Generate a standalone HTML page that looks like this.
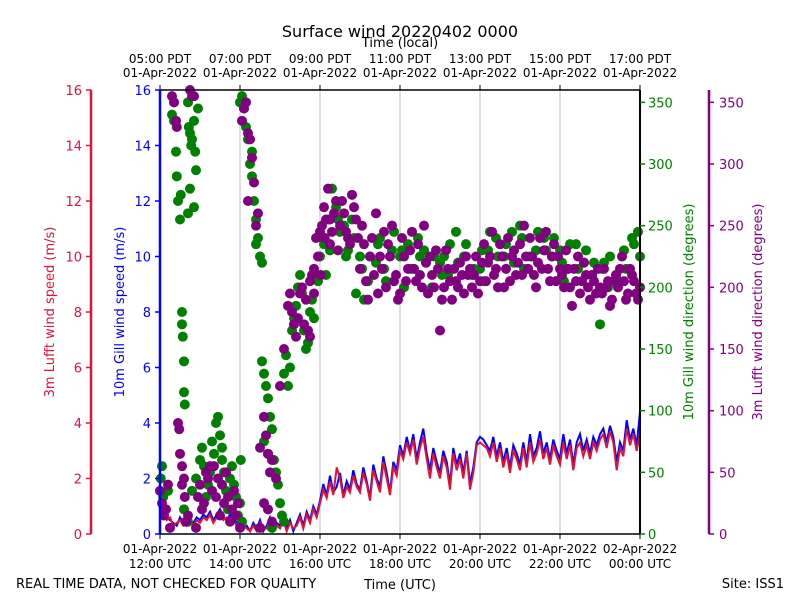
<!DOCTYPE html>
<html><head><meta charset="utf-8"><style>
body{margin:0;background:#fff}
svg{display:block;font-family:"DejaVu Sans","Liberation Sans",sans-serif}
</style></head><body>
<svg id="c" width="800" height="600" viewBox="0 0 800 600" xmlns="http://www.w3.org/2000/svg">
<text x="400" y="37" font-size="16" text-anchor="middle">Surface wind 20220402 0000</text>
<text x="400" y="47" font-size="13" text-anchor="middle">Time (local)</text>
<text x="400" y="589" font-size="13" text-anchor="middle">Time (UTC)</text>
<text x="16" y="588" font-size="13">REAL TIME DATA, NOT CHECKED FOR QUALITY</text>
<text x="784" y="588" font-size="13" text-anchor="end">Site: ISS1</text>
<g id="grid"></g><g id="lines"></g><g id="dots"></g><g id="axes"></g>
</svg>
<script>
const localTicks=["05:00 PDT","07:00 PDT","09:00 PDT","11:00 PDT","13:00 PDT","15:00 PDT","17:00 PDT"];
const utcTicks=["12:00 UTC","14:00 UTC","16:00 UTC","18:00 UTC","20:00 UTC","22:00 UTC","00:00 UTC"];
const dateTicks=["01-Apr-2022","01-Apr-2022","01-Apr-2022","01-Apr-2022","01-Apr-2022","01-Apr-2022","02-Apr-2022"];
const localDateTicks=["01-Apr-2022","01-Apr-2022","01-Apr-2022","01-Apr-2022","01-Apr-2022","01-Apr-2022","01-Apr-2022"];
const speedTicks=[0,2,4,6,8,10,12,14,16];
const dirTicks=[0,50,100,150,200,250,300,350];
const gillSpeed=[1.0,0.8,0.6,0.5,0.4,0.3,0.6,0.4,0.3,0.5,0.4,0.6,
0.5,0.7,0.6,0.8,0.5,0.7,0.9,0.6,0.5,0.7,0.6,0.4,
0.5,0.2,0.3,0.1,0.4,0.2,0.5,0.1,0.3,0.6,0.2,0.4,
0.3,0.6,0.2,0.5,0.1,0.4,0.7,0.3,0.8,0.5,1.0,0.7,
1.2,1.8,1.4,2.1,1.5,1.7,2.2,1.4,1.9,1.6,2.3,1.8,
1.6,2.4,1.9,1.3,2.5,2.0,1.7,2.8,2.2,1.5,2.6,2.3,
3.2,2.8,3.5,3.0,3.6,2.7,3.3,3.8,2.9,2.3,3.1,2.6,
2.2,3.0,2.6,1.8,3.1,2.5,2.9,2.2,3.0,1.8,2.4,3.3,
3.5,3.4,3.2,3.0,3.5,2.8,3.3,2.6,3.1,2.4,3.2,2.9,
2.5,3.3,2.6,3.6,2.8,3.1,3.7,2.9,3.3,2.7,3.4,3.0,
2.7,3.6,2.9,3.4,2.5,3.3,3.6,3.0,3.4,2.9,3.5,3.2,
3.6,3.8,3.3,3.9,3.5,2.6,3.3,3.0,4.1,3.4,3.8,3.2,4.4];
const lufftSpeed=[0.9,0.7,0.5,0.6,0.3,0.4,0.5,0.3,0.4,0.6,0.3,0.5,
0.4,0.6,0.5,0.7,0.4,0.6,0.8,0.5,0.6,0.6,0.5,0.3,
0.4,0.3,0.2,0.1,0.3,0.1,0.4,0.2,0.2,0.5,0.1,0.3,
0.2,0.5,0.1,0.4,0.2,0.3,0.6,0.2,0.7,0.4,0.9,0.6,
1.1,1.6,1.3,1.9,1.4,2.4,2.0,1.3,1.7,1.5,2.1,1.7,
1.5,2.2,1.8,1.2,2.3,1.9,1.5,2.6,2.0,1.4,2.4,2.1,
3.0,2.7,3.3,2.9,3.4,2.5,3.1,3.5,2.7,2.0,2.9,2.4,
2.0,2.8,2.4,1.6,2.9,2.3,2.7,2.0,2.9,1.6,2.2,3.2,
3.3,3.2,3.1,2.8,3.3,2.6,3.1,2.4,2.9,2.2,3.0,2.7,
2.3,3.1,2.4,3.3,2.6,2.9,3.4,2.7,3.1,2.5,3.2,2.8,
2.5,3.3,2.7,3.2,2.3,3.1,3.3,2.8,3.2,2.7,3.3,3.0,
3.4,3.6,3.1,3.7,3.3,2.3,3.1,2.8,3.8,3.2,3.6,3.0,3.6];
const gillDirHours=[0.02,0.05,0.08,0.2,0.3,0.35,0.4,0.42,0.45,0.5,0.52,0.55,0.55,0.57,0.6,0.6,0.62,0.7,0.72,0.75,0.78,0.8,0.85,0.88,0.9,0.95,0.7,0.75,0.85,
0.6,0.7,0.8,0.9,1.0,1.05,1.1,1.15,1.2,1.3,1.35,1.4,1.45,1.5,1.55,1.6,1.65,1.7,1.75,1.8,1.9,1.95,2.0,2.05,
2.0,2.05,2.1,2.15,2.2,2.25,2.3,2.35,2.4,2.45,2.5,2.55,2.3,2.4,
2.55,2.6,2.65,2.7,2.75,2.8,2.85,2.9,2.95,2.6,2.7,3.0,3.05,3.1,2.8,
3.1,3.15,3.2,3.25,3.3,3.35,3.4,3.45,3.5,3.55,3.6,3.65,3.7,3.75,3.8,3.85,3.9,3.95,4.0,4.05,4.1,4.15,4.2,4.3,4.4,4.5,4.6,4.7,4.8,4.9,5.0,5.2,5.4,5.5,5.6,5.8,6.0,6.2,6.3,6.5,6.6,6.8,7.0,7.2,7.4,7.6,7.8,8.0,8.2,8.4,8.6,8.8,9.0,9.2,9.4,9.6,9.8,10.0,10.2,10.4,10.6,10.8,11.0,11.2,11.4,11.6,11.8,12.0,5.1,6.1,7.1,8.1,9.1,10.1,11.1,
4.25,4.45,4.65,4.85,5.05,5.25,5.45,5.65,5.85,6.05,6.25,6.45,6.65,6.85,7.05,7.25,7.45,7.65,7.85,8.05,8.25,8.45,8.65,8.85,9.05,9.25,9.45,9.65,9.85,10.05,10.25,10.45,10.65,10.85,11.05,11.25,11.45,11.65,11.85,11.95,1.25,1.55,1.85,2.02];
const gillDirDeg=[45,55,30,35,340,335,310,290,270,255,275,180,170,160,140,115,105,350,330,325,315,320,335,310,295,345,260,280,265,
20,10,35,45,60,70,55,30,40,75,65,90,95,80,60,50,35,20,45,55,30,15,25,10,
350,355,345,330,320,300,290,270,255,240,225,220,310,235,
140,130,120,110,95,85,60,50,40,75,65,25,15,10,5,
130,145,120,135,165,175,185,200,210,195,165,150,155,180,190,175,210,205,225,240,235,210,255,280,265,245,250,230,255,195,225,205,220,240,215,230,225,235,215,225,230,200,220,210,245,225,210,215,230,240,225,245,250,215,230,240,225,230,215,235,220,210,170,200,210,230,240,225,190,200,225,205,215,205,220,
230,255,225,240,215,225,235,205,245,230,215,240,220,225,210,235,220,235,215,230,245,225,235,220,240,225,245,230,240,220,235,215,230,220,215,225,205,215,235,245,50,70,40,60];
const lufftDirHours=[0.0,0.05,0.1,0.15,0.2,0.25,0.3,0.35,0.4,0.42,0.45,0.48,0.5,0.55,0.6,0.65,0.7,0.75,0.8,0.85,0.9,1.0,1.1,1.15,1.2,1.3,1.35,1.4,1.5,1.6,1.7,1.75,1.8,1.9,2.0,2.05,2.1,2.15,2.2,2.25,2.3,2.35,2.4,2.2,2.45,2.5,2.6,2.7,2.8,2.5,2.6,2.65,2.7,2.75,2.8,2.9,3.0,3.1,3.2,3.25,3.3,3.35,3.4,3.45,3.5,3.55,3.6,3.65,3.7,3.75,3.8,3.85,3.9,3.95,4.0,4.05,4.1,4.15,4.2,4.25,4.3,4.4,4.5,4.6,4.7,4.8,4.9,5.0,5.1,5.2,5.3,5.4,5.5,5.6,5.7,5.8,5.9,6.0,6.1,6.2,6.3,6.4,6.5,6.6,6.7,6.8,6.9,7.0,7.1,7.2,7.3,7.4,7.5,7.6,7.7,7.8,7.9,8.0,8.1,8.2,8.3,8.4,8.5,8.6,8.7,8.8,8.9,9.0,9.1,9.2,9.3,9.4,9.5,9.6,9.7,9.8,9.9,10.0,10.1,10.2,10.3,10.4,10.5,10.6,10.7,10.8,10.9,11.0,11.1,11.2,11.3,11.4,11.5,11.6,11.7,11.8,11.9,12.0,
4.25,4.35,4.45,4.55,4.65,4.75,4.85,4.95,5.05,5.15,5.25,5.35,5.45,5.55,5.65,5.75,5.85,5.95,6.05,6.15,6.25,6.35,6.45,6.55,6.65,6.75,6.85,6.95,7.05,7.15,7.25,7.35,7.45,7.55,7.65,7.75,7.85,7.95,8.05,8.15,8.25,8.35,8.45,8.55,8.65,8.75,8.85,8.95,9.05,9.15,9.25,9.35,9.45,9.55,9.65,9.75,9.85,9.95,10.05,10.15,10.25,10.35,10.45,10.55,10.65,10.75,10.85,10.95,11.05,11.15,11.25,11.35,11.45,11.55,11.65,11.75,11.85,11.95,0.95,1.05,1.25,1.45,1.55,1.65,1.85,1.95,0.55,0.62,3.85,3.75,4.02,4.12];
const lufftDirDeg=[35,25,15,20,40,5,355,350,335,330,90,85,65,55,45,10,15,360,355,355,5,40,25,50,45,35,55,30,15,25,30,10,20,15,5,335,345,350,325,320,305,285,250,270,260,5,25,20,10,70,95,80,65,50,60,45,120,150,185,195,180,170,160,175,195,200,170,190,165,160,210,215,240,225,245,250,265,255,280,255,245,270,250,260,240,275,255,215,235,190,240,260,225,245,235,250,210,195,225,215,245,205,210,250,195,210,230,165,200,215,190,205,220,195,210,200,225,205,235,220,245,215,235,200,240,225,210,235,250,215,225,200,240,230,215,225,205,215,200,215,185,205,195,220,200,210,195,200,215,205,190,210,215,205,195,210,195,200,
235,260,230,270,245,235,265,240,250,205,225,210,195,215,200,225,205,190,240,205,230,215,235,200,220,225,200,215,190,230,205,215,200,210,225,215,210,195,220,205,225,210,200,225,215,205,230,220,210,225,240,210,220,215,245,205,235,225,210,230,200,215,225,205,210,190,205,215,195,200,185,205,200,225,190,215,205,190,30,20,55,45,40,50,35,25,40,30,195,205,210,240];

const NS="http://www.w3.org/2000/svg";
const L=160,R=640,T=90,B=534;
const xS=h=>L+(R-L)*h/12;
const ySpd=v=>B-(B-T)*v/16;
const yDir=d=>B-(B-T)*d/360;
function mk(parent,tag,attrs,text){const e=document.createElementNS(NS,tag);for(const k in attrs)e.setAttribute(k,attrs[k]);if(text!==undefined)e.textContent=text;document.getElementById(parent).appendChild(e);return e;}

for(let i=1;i<6;i++){const g=mk('grid','line',{x1:xS(i*2),x2:xS(i*2),y1:T,y2:B,stroke:'#b0b0b0','stroke-width':0.8});

}

function pathFor(arr){return arr.map((v,i)=>(i?'L':'M')+xS(i/12).toFixed(1)+' '+ySpd(v).toFixed(1)).join(' ');}
const bl=mk('lines','path',{d:pathFor(gillSpeed),fill:'none',stroke:'#0000ff','stroke-width':2});


const rl=mk('lines','path',{d:pathFor(lufftSpeed),fill:'none',stroke:'#dc143c','stroke-width':2});



gillDirHours.forEach((h,i)=>{const c=mk('dots','circle',{cx:xS(h),cy:yDir(gillDirDeg[i]),r:5,fill:'#008000'});

});
lufftDirHours.forEach((h,i)=>{const c=mk('dots','circle',{cx:xS(h),cy:yDir(lufftDirDeg[i]),r:5,fill:'#800080'});

});

mk('axes','line',{x1:L,x2:R,y1:T,y2:T,stroke:'#000','stroke-width':1.5});
mk('axes','line',{x1:L,x2:R,y1:B,y2:B,stroke:'#000','stroke-width':1.5});
mk('axes','line',{x1:R,x2:R,y1:T,y2:B,stroke:'#000','stroke-width':2});
mk('axes','line',{x1:L,x2:L,y1:T,y2:B,stroke:'#0000ff','stroke-width':2.5});
mk('axes','line',{x1:91,x2:91,y1:T,y2:B,stroke:'#dc143c','stroke-width':2.5});
mk('axes','line',{x1:709,x2:709,y1:T,y2:B,stroke:'#800080','stroke-width':2.5});

for(let i=0;i<7;i++){const x=xS(i*2);
mk('axes','line',{x1:x,x2:x,y1:B,y2:B+5,stroke:'#000'});
mk('axes','line',{x1:x,x2:x,y1:T,y2:T-5,stroke:'#000'});
const a=mk('axes','text',{x:x,y:553,'font-size':12,'text-anchor':'middle'},dateTicks[i]);


const b=mk('axes','text',{x:x,y:568,'font-size':12,'text-anchor':'middle'},utcTicks[i]);


const c=mk('axes','text',{x:x,y:63,'font-size':12,'text-anchor':'middle'},localTicks[i]);


const d=mk('axes','text',{x:x,y:77,'font-size':12,'text-anchor':'middle'},localDateTicks[i]);

}

speedTicks.forEach(v=>{const y=ySpd(v);
mk('axes','line',{x1:91,x2:86,y1:y,y2:y,stroke:'#dc143c','stroke-width':1.5});
mk('axes','line',{x1:L,x2:L-5,y1:y,y2:y,stroke:'#0000ff','stroke-width':1.5});
const a=mk('axes','text',{x:82,y:y+5,'font-size':13,'text-anchor':'end',fill:'#dc143c'},v);


const b=mk('axes','text',{x:151,y:y+5,'font-size':13,'text-anchor':'end',fill:'#0000ff'},v);

});
dirTicks.forEach(v=>{const y=yDir(v);
mk('axes','line',{x1:R,x2:R+5,y1:y,y2:y,stroke:'#008000','stroke-width':1.5});
mk('axes','line',{x1:709,x2:714,y1:y,y2:y,stroke:'#800080','stroke-width':1.5});
const a=mk('axes','text',{x:648,y:y+5,'font-size':13,fill:'#008000'},v);


const b=mk('axes','text',{x:719,y:y+5,'font-size':13,fill:'#800080'},v);

});

const t1=mk('axes','text',{x:0,y:0,'font-size':13,'text-anchor':'middle',fill:'#dc143c',transform:'translate(54,312) rotate(-90)'},'3m Lufft wind speed (m/s)');


const t2=mk('axes','text',{x:0,y:0,'font-size':13,'text-anchor':'middle',fill:'#0000ff',transform:'translate(124,312) rotate(-90)'},'10m Gill wind speed (m/s)');


const t3=mk('axes','text',{x:0,y:0,'font-size':13,'text-anchor':'middle',fill:'#008000',transform:'translate(693,312) rotate(-90)'},'10m Gill wind direction (degrees)');


const t4=mk('axes','text',{x:0,y:0,'font-size':13,'text-anchor':'middle',fill:'#800080',transform:'translate(762,312) rotate(-90)'},'3m Lufft wind direction (degrees)');


</script>
</body></html>
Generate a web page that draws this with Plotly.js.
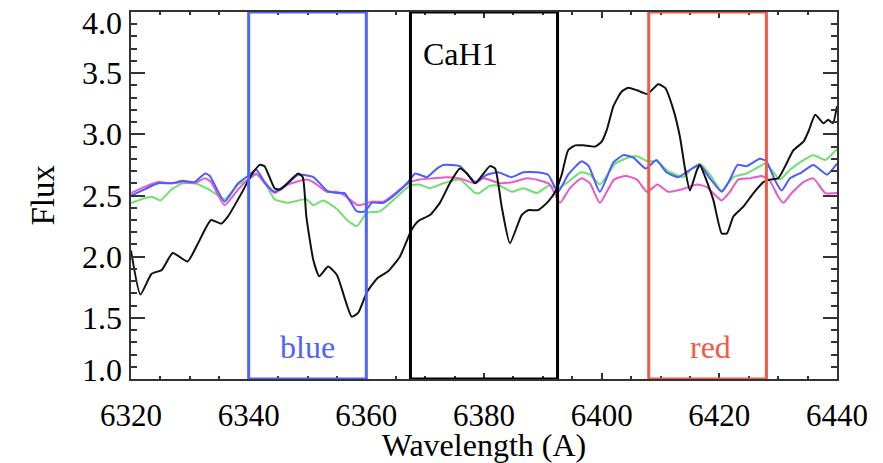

··········

Exercise:
Only lines with the word "this" are wanted, so copy each one from the records.

Expected output:
Generate a standalone HTML page that looks like this.
Generate a web page that draws this with Plotly.js.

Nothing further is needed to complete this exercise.